Patricia O’Brien-Boarman, a civic leader and activist said that Crofton might even be better suited being paired with District 4 in West County—pushing it together into a seat that includes Odenton, Fort Meade, and Severn.
“First and foremost, South Anne Arundel County needs a Councilman (or woman), who will ‘represent’ them,” she said.
“The feeling of most South Countians is that, in the past, with the exception of a few, our area has been neglected by the councilperson who is supposed to be representing us,” O’Brien Boarman said. “There is a saying in South County: ‘now that the election is over, will we see or hear from our Councilperson?’” she said.
O’Brien Boarman said that Crofton would also be best suited if it were to be paired with District 4 because of the similarities it shares with other District 4 communities, like shopping and restaurants.
She said that South County is unique in its character?
“It is more rural, more agricultural, with waterways, boating and marinas. In fact, South County is the ‘largest’ area, geographically, approximately 156 miles.”
Even on the surface, O’Brien Boarman said she can see why a Croftonite might not want to travel to South County all the time, because it might take time away from “important matters” in Crofton.
But, being the stepchild of the county does take its toll.
South County surely does not have adequate police or fire protection. In addition, look at the lack of lighted ballfields, overcrowded schools, lack of public works personnel and a serious need for more recreation, she said.
Both O’Brien Boarman and Turek said that what has soured them most on the shared district was redistricting.
Boarman said that Walker did not listen to his constituents, and citizens had to rely on the county executive to veto a number of Walker’s amendments in order to keep South County development in check.
Disheartened by the process, Turek said: “We are essentially disenfranchised—[we can] never get a local person on the Council—Crofton rules.”

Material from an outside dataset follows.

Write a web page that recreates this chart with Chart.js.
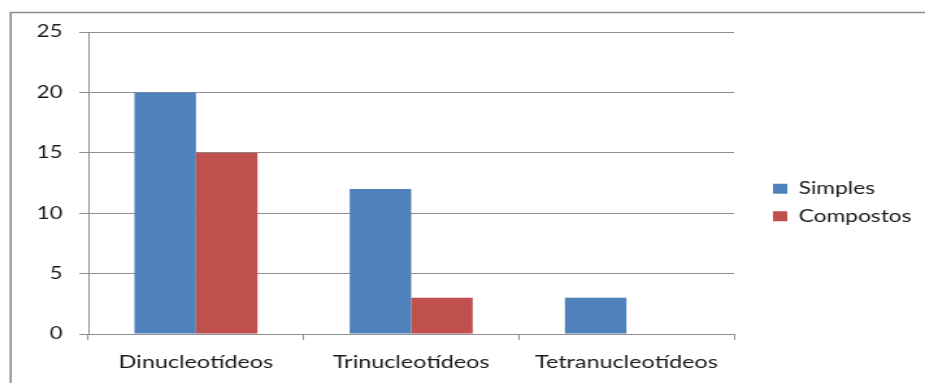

The only way to move anything forward on redistricting or moving the Council to nine members is to go to the meetings and ask the councilmen to take up action.
Boarman for one said that she encourages and supports anyone who wants to let their voice be heard. “Speak out on the topic and ‘Keep South County Rural,’” she said.
Walker supports the South County seat, but there are other considerations. First they will take up the budget. The charter amendments don’t have to be complete until July then the items go on the ballot for voter approval in November.
Plus, there are other priorities that could surface. For example, there could be those who want to see a majority minority district, with ripe territory for that coming from Districts One and Four.
“My understanding is that the main lines have not been changed since the 1960s when they were first drawn,” Walker said.
Any member can introduce the charter amendments. It takes five council members to move the legislation forward. Once the budget wraps, the council members can move on to the charter changes.
During May, each day is a legislative session, with council members meeting regularly on their biggest job of the year: the county budget. To attend a council meeting, which are held on the first and third Monday of each month at 7 p.m., show up at 6:30 p.m. to add your name to the list of speakers. The next meeting is May 7.